Таким образом, американским государственным деятелям необходимо признать, что сложившиеся устойчивые тенденции необратимы, а делами нужно «управлять» так, чтобы относительная эрозия позиции Соединенных Штатов происходила медленно и плавно, а не ускорялась недальновидной политикой, приносящей лишь кратковременное преимущество и ставящей страну в невыгодное положение в долгосрочной перспективе. Это требует от всех, начиная с президента, понимания того, что технологические и, следовательно, социально-экономические изменения происходят в мире быстрее, чем когда-либо прежде, что международное сообщество гораздо более разнообразно в политическом и культурном плане, чем предполагалось, и не приемлет примитивных средств решения проблем, предлагаемых Вашингтоном или Москвой, что США уже не имеют такого экономического и производственного преимущества, как в 1945 году, и что даже в военной сфере есть признаки изменения баланса сил от биполярной к более новой многополярной системе, в которой концентрация американских экономических и военных сил останется, вероятно, большей, чем у любой другой отдельно взятой страны, но уже не будет столь непропорциональной, как в первые десятилетия после Второй мировой войны. Это само по себе неплохо, если вспомнить замечания Киссинджера о недостатках восприятия мира как неизменно биполярного (см. предпоследний раздел предыдущей главы) и особенно если учесть, насколько сильнее меняющаяся динамика мировой политики может повлиять на Россию. Во всех дискуссиях об эрозии лидирующей позиции США необходимо вновь и вновь уточнять, что это ослабление является лишь относительным, а не абсолютным и, следовательно, совершенно естественным и что единственной серьезной угрозой реальным интересам Соединенных Штатов может стать неспособность адекватно приспособиться к новому мировому порядку.

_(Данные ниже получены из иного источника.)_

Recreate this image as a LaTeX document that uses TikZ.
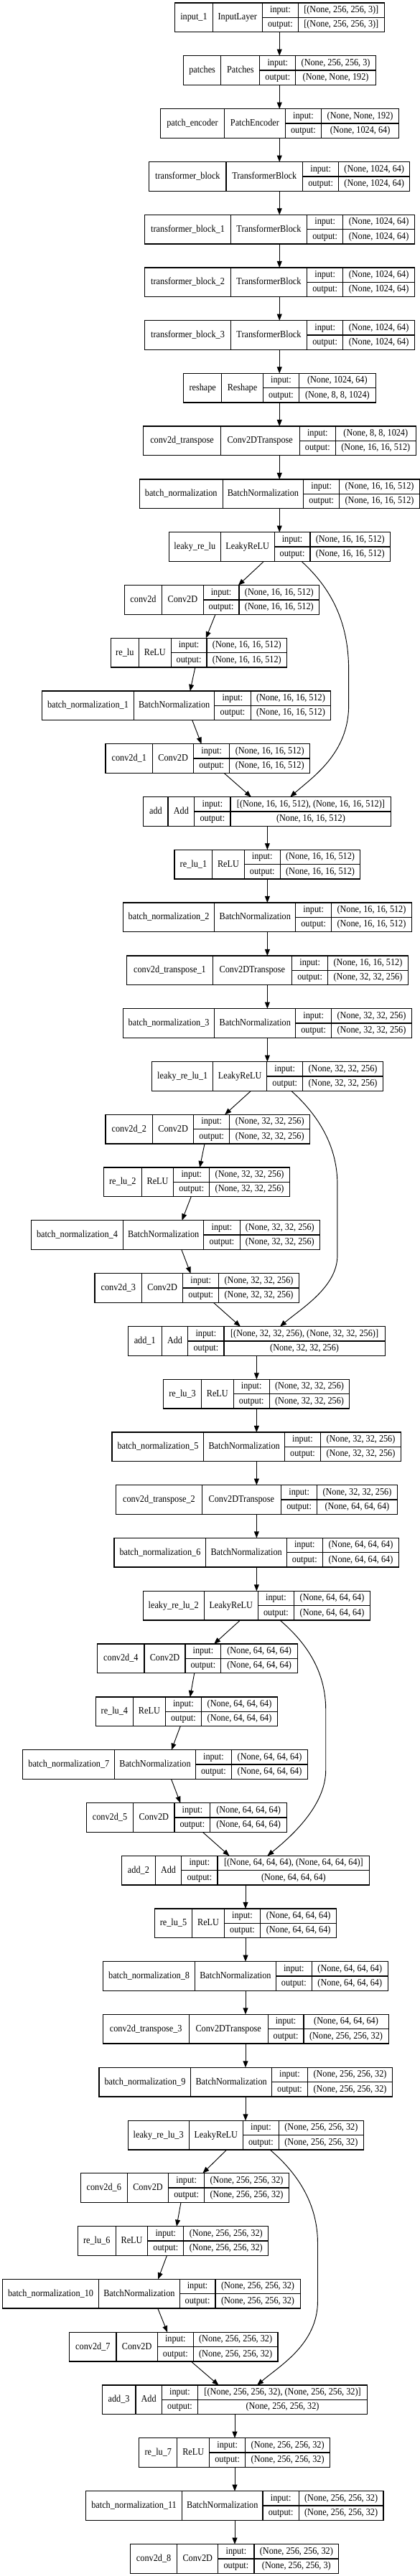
\documentclass[tikz,border=0pt]{standalone}
\usepackage{fontspec}
\setmainfont{Liberation Serif}[FakeStretch=0.9]
\usetikzlibrary{arrows.meta}

\tikzset{
    layer/.style={draw, line width=0.9pt, inner sep=0pt, outer sep=0pt, minimum height=30.5pt, anchor=north west},
    cell/.style={inner sep=0pt, text height=7.4pt, text depth=2.4pt, font=\fontsize{10.2}{12}\selectfont},
    edge/.style={line width=0.7pt, -{Triangle[length=6.8pt, width=5.2pt]}},
}

\begin{document}
\begin{tikzpicture}[x=0.28125pt, y=-0.25pt]
    \useasboundingbox (0,0) rectangle (1560,10770);

    % layer boxes: id / top / cell borders / name / class / input / output
    \foreach \i/\yt/\xa/\xb/\xc/\xd/\xe/\nm/\cl/\ii/\oo in {
        1/12/650/790/974/1108/1427/input\_1/InputLayer/{[(None, 256, 256, 3)]}/{[(None, 256, 256, 3)]},
        2/233/681/821/965/1098/1396/patches/Patches/{(None, 256, 256, 3)}/{(None, None, 192)},
        3/455/596/833/1060/1193/1482/patch\_encoder/PatchEncoder/{(None, None, 192)}/{(None, 1024, 64)},
        4/677/554/840/1124/1258/1522/transformer\_block/TransformerBlock/{(None, 1024, 64)}/{(None, 1024, 64)},
        5/898/538/857/1140/1274/1540/transformer\_block\_1/TransformerBlock/{(None, 1024, 64)}/{(None, 1024, 64)},
        6/1119/538/857/1140/1274/1540/transformer\_block\_2/TransformerBlock/{(None, 1024, 64)}/{(None, 1024, 64)},
        7/1340/538/857/1140/1274/1540/transformer\_block\_3/TransformerBlock/{(None, 1024, 64)}/{(None, 1024, 64)},
        8/1561/682/823/977/1111/1395/reshape/Reshape/{(None, 1024, 64)}/{(None, 8, 8, 1024)},
        9/1782/533/819/1113/1246/1545/conv2d\_transpose/Conv2DTranspose/{(None, 8, 8, 1024)}/{(None, 16, 16, 512)},
        10/2004/518/827/1127/1261/1558/batch\_normalization/BatchNormalization/{(None, 16, 16, 512)}/{(None, 16, 16, 512)},
        11/2225/628/819/1019/1152/1449/leaky\_re\_lu/LeakyReLU/{(None, 16, 16, 512)}/{(None, 16, 16, 512)},
        12/2447/462/602/755/888/1186/conv2d/Conv2D/{(None, 16, 16, 512)}/{(None, 16, 16, 512)},
        13/2668/411/516/635/768/1066/re\_lu/ReLU/{(None, 16, 16, 512)}/{(None, 16, 16, 512)},
        14/2889/156/497/797/931/1229/batch\_normalization\_1/BatchNormalization/{(None, 16, 16, 512)}/{(None, 16, 16, 512)},
        15/3110/392/567/719/853/1151/conv2d\_1/Conv2D/{(None, 16, 16, 512)}/{(None, 16, 16, 512)},
        16/3332/533/624/722/856/1453/add/Add/{[(None, 16, 16, 512), (None, 16, 16, 512)]}/{(None, 16, 16, 512)},
        17/3553/648/789/907/1041/1338/re\_lu\_1/ReLU/{(None, 16, 16, 512)}/{(None, 16, 16, 512)},
        18/3774/457/797/1098/1231/1529/batch\_normalization\_2/BatchNormalization/{(None, 16, 16, 512)}/{(None, 16, 16, 512)},
        19/3996/471/790/1084/1218/1515/conv2d\_transpose\_1/Conv2DTranspose/{(None, 16, 16, 512)}/{(None, 32, 32, 256)},
        20/4217/457/797/1098/1231/1529/batch\_normalization\_3/BatchNormalization/{(None, 32, 32, 256)}/{(None, 32, 32, 256)},
        21/4439/565/791/991/1125/1422/leaky\_re\_lu\_1/LeakyReLU/{(None, 32, 32, 256)}/{(None, 32, 32, 256)},
        22/4660/392/567/719/853/1151/conv2d\_2/Conv2D/{(None, 32, 32, 256)}/{(None, 32, 32, 256)},
        23/4881/385/526/645/778/1076/re\_lu\_2/ReLU/{(None, 32, 32, 256)}/{(None, 32, 32, 256)},
        24/5102/116/457/757/891/1188/batch\_normalization\_4/BatchNormalization/{(None, 32, 32, 256)}/{(None, 32, 32, 256)},
        25/5324/352/527/679/813/1110/conv2d\_3/Conv2D/{(None, 32, 32, 256)}/{(None, 32, 32, 256)},
        26/5546/475/601/698/832/1430/add\_1/Add/{[(None, 32, 32, 256), (None, 32, 32, 256)]}/{(None, 32, 32, 256)},
        27/5767/607/748/867/1001/1298/re\_lu\_3/ReLU/{(None, 32, 32, 256)}/{(None, 32, 32, 256)},
        28/5988/416/757/1057/1191/1489/batch\_normalization\_5/BatchNormalization/{(None, 32, 32, 256)}/{(None, 32, 32, 256)},
        29/6209/431/750/1044/1178/1475/conv2d\_transpose\_2/Conv2DTranspose/{(None, 32, 32, 256)}/{(None, 64, 64, 64)},
        30/6430/424/765/1065/1198/1482/batch\_normalization\_6/BatchNormalization/{(None, 64, 64, 64)}/{(None, 64, 64, 64)},
        31/6652/531/758/958/1092/1375/leaky\_re\_lu\_2/LeakyReLU/{(None, 64, 64, 64)}/{(None, 64, 64, 64)},
        32/6873/362/536/688/821/1105/conv2d\_4/Conv2D/{(None, 64, 64, 64)}/{(None, 64, 64, 64)},
        33/7095/355/495/614/748/1031/re\_lu\_4/ReLU/{(None, 64, 64, 64)}/{(None, 64, 64, 64)},
        34/7316/85/426/726/860/1143/batch\_normalization\_7/BatchNormalization/{(None, 64, 64, 64)}/{(None, 64, 64, 64)},
        35/7538/321/495/648/781/1065/conv2d\_5/Conv2D/{(None, 64, 64, 64)}/{(None, 64, 64, 64)},
        36/7759/452/577/674/808/1373/add\_2/Add/{[(None, 64, 64, 64), (None, 64, 64, 64)]}/{(None, 64, 64, 64)},
        37/7980/574/714/833/967/1250/re\_lu\_5/ReLU/{(None, 64, 64, 64)}/{(None, 64, 64, 64)},
        38/8201/383/724/1025/1158/1441/batch\_normalization\_8/BatchNormalization/{(None, 64, 64, 64)}/{(None, 64, 64, 64)},
        39/8422/382/702/995/1128/1443/conv2d\_transpose\_3/Conv2DTranspose/{(None, 64, 64, 64)}/{(None, 256, 256, 32)},
        40/8644/368/709/1009/1143/1457/batch\_normalization\_9/BatchNormalization/{(None, 256, 256, 32)}/{(None, 256, 256, 32)},
        41/8866/475/702/902/1036/1350/leaky\_re\_lu\_3/LeakyReLU/{(None, 256, 256, 32)}/{(None, 256, 256, 32)},
        42/9086/299/473/626/759/1073/conv2d\_6/Conv2D/{(None, 256, 256, 32)}/{(None, 256, 256, 32)},
        43/9308/289/430/549/682/997/re\_lu\_6/ReLU/{(None, 256, 256, 32)}/{(None, 256, 256, 32)},
        44/9529/9/367/667/800/1115/batch\_normalization\_10/BatchNormalization/{(None, 256, 256, 32)}/{(None, 256, 256, 32)},
        45/9751/258/432/585/718/1032/conv2d\_7/Conv2D/{(None, 256, 256, 32)}/{(None, 256, 256, 32)},
        46/9972/379/504/601/735/1364/add\_3/Add/{[(None, 256, 256, 32), (None, 256, 256, 32)]}/{(None, 256, 256, 32)},
        47/10193/517/658/778/911/1226/re\_lu\_7/ReLU/{(None, 256, 256, 32)}/{(None, 256, 256, 32)},
        48/10415/319/676/976/1110/1424/batch\_normalization\_11/BatchNormalization/{(None, 256, 256, 32)}/{(None, 256, 256, 32)},
        49/10637/484/658/810/944/1258/conv2d\_8/Conv2D/{(None, 256, 256, 32)}/{(None, 256, 256, 3)}} {
        \node[layer, minimum width={(\xe-\xa)*0.28125pt}] (l\i) at (\xa,\yt) {};
        \draw[line width=0.9pt] (\xb,\yt) -- (\xb,\yt+122) (\xc,\yt) -- (\xc,\yt+122) (\xd,\yt) -- (\xd,\yt+122) (\xc,\yt+61) -- (\xe,\yt+61);
        \node[cell] (l\i-name) at ({(\xa+\xb)/2},\yt+61) {\nm};
        \node[cell] (l\i-class) at ({(\xb+\xc)/2},\yt+61) {\cl};
        \node[cell] (l\i-inlab) at ({(\xc+\xd)/2},\yt+30.5) {input:};
        \node[cell] (l\i-outlab) at ({(\xc+\xd)/2},\yt+91.5) {output:};
        \node[cell] (l\i-in) at ({(\xd+\xe)/2},\yt+30.5) {\ii};
        \node[cell] (l\i-out) at ({(\xd+\xe)/2},\yt+91.5) {\oo};
    }

    % layer to layer
    \foreach \a/\b/\xs/\xt in {1/2/1038/1038, 2/3/1038/1038, 3/4/1038/1038, 4/5/1038/1038, 5/6/1038/1038,
        6/7/1038/1038, 7/8/1038/1038, 8/9/1038/1038, 9/10/1038/1038, 10/11/1038/1038,
        11/12/980/885, 12/13/800/765, 13/14/725/706, 14/15/714/748, 15/16/832/933,
        16/17/993/993, 17/18/993/993, 18/19/993/993, 19/20/993/993, 20/21/993/993,
        21/22/932/835, 22/23/760/742, 23/24/710/676, 24/25/674/708, 25/26/793/893,
        26/27/953/953, 27/28/953/953, 28/29/953/953, 29/30/953/953, 30/31/953/953,
        31/32/892/795, 32/33/722/706, 33/34/670/637, 34/35/636/670, 35/36/753/852,
        36/37/912/912, 37/38/912/912, 38/39/912/912, 39/40/912/912, 40/41/912/912,
        41/42/842/753, 42/43/672/656, 43/44/620/587, 44/45/586/622, 45/46/710/812,
        46/47/872/872, 47/48/872/872, 48/49/872/872} {
        \draw[edge] (l\a.south -| \xs,0) -- (l\b.north -| \xt,0);
    }

    % skip connections
    \draw[edge] (l11.south -| 1120,0) .. controls (1230,2460) and (1295,2600) .. (1295,2800) -- (1295,2950) .. controls (1295,3150) and (1160,3250) .. (l16.north -| 1078,0);
    \draw[edge] (l21.south -| 1082,0) .. controls (1190,4670) and (1253,4800) .. (1253,4950) -- (1253,5250) .. controls (1253,5380) and (1120,5470) .. (l26.north -| 1040,0);
    \draw[edge] (l31.south -| 1040,0) .. controls (1150,6880) and (1210,7000) .. (1210,7150) -- (1210,7400) .. controls (1210,7550) and (1080,7680) .. (l36.north -| 993,0);
    \draw[edge] (l41.south -| 1003,0) .. controls (1120,9100) and (1180,9230) .. (1180,9380) -- (1180,9620) .. controls (1180,9800) and (1040,9890) .. (l46.north -| 955,0);
\end{tikzpicture}
\end{document}
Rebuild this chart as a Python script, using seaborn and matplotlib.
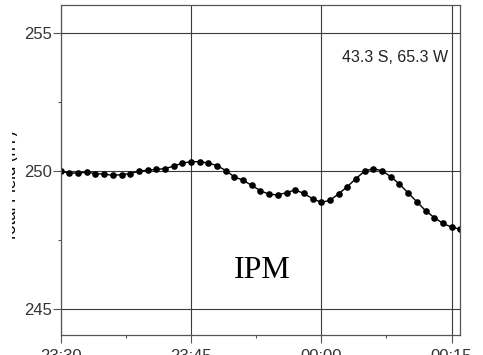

Учитывая значительное количество сильных сторон, которыми по-прежнему обладают Соединенные Штаты Америки, последующие администрации не только теоретически сумеют организовать дипломатию и стратегию в этот период таким образом, чтобы, как удачно выразился Уолтер Липпман, достигнуть «равновесия… обязательств страны и ее сил»{1257}. Хотя нельзя выделить какую-либо одну страну-правопреемника, которая могла бы взять на себя бремя глобальных обязательств США, подобно тому как сами они начали играть роль Великобритании в 1940-х годах, тем не менее верно и то, что Соединенные Штаты имеют меньше проблем, чем осажденная со всех сторон имперская Испания, или Нидерланды, зажатые между Францией и Англией, или Британская империя перед лицом брошенных ей вызовов. Испытания, которые предстоит пройти Соединенным Штатам в XXI веке, безусловно, сложны, особенно в экономической сфере, но ресурсы страны останутся значительными, если будут должным образом организованы и если политики трезво осознают как ограничения, так и возможности своей державы.

С одной точки зрения, дилеммы, с которыми сталкиваются США, вряд ли можйо назвать уникальными. Спрашивается: а какая страна мира не испытывала проблем с выработкой эффективной военной политики или с выбором между пушками, маслом и инвестициями? Однако с другой точки зрения, американская позиция кажется совершенно особенной. При всем своем экономическом и, возможно, военном упадке США остаются, по словам Пьера Аснера, «главным действующим лицом при решении любых вопросов»{1258}. Поскольку они обладают огромной мощью, которую можно применить как во вред, так и во благо, и являются стержнем западной договорной системы и центром нынешней глобальной экономики, — всё, что они делают или не делают, оказывается гораздо важнее решений всех прочих держав.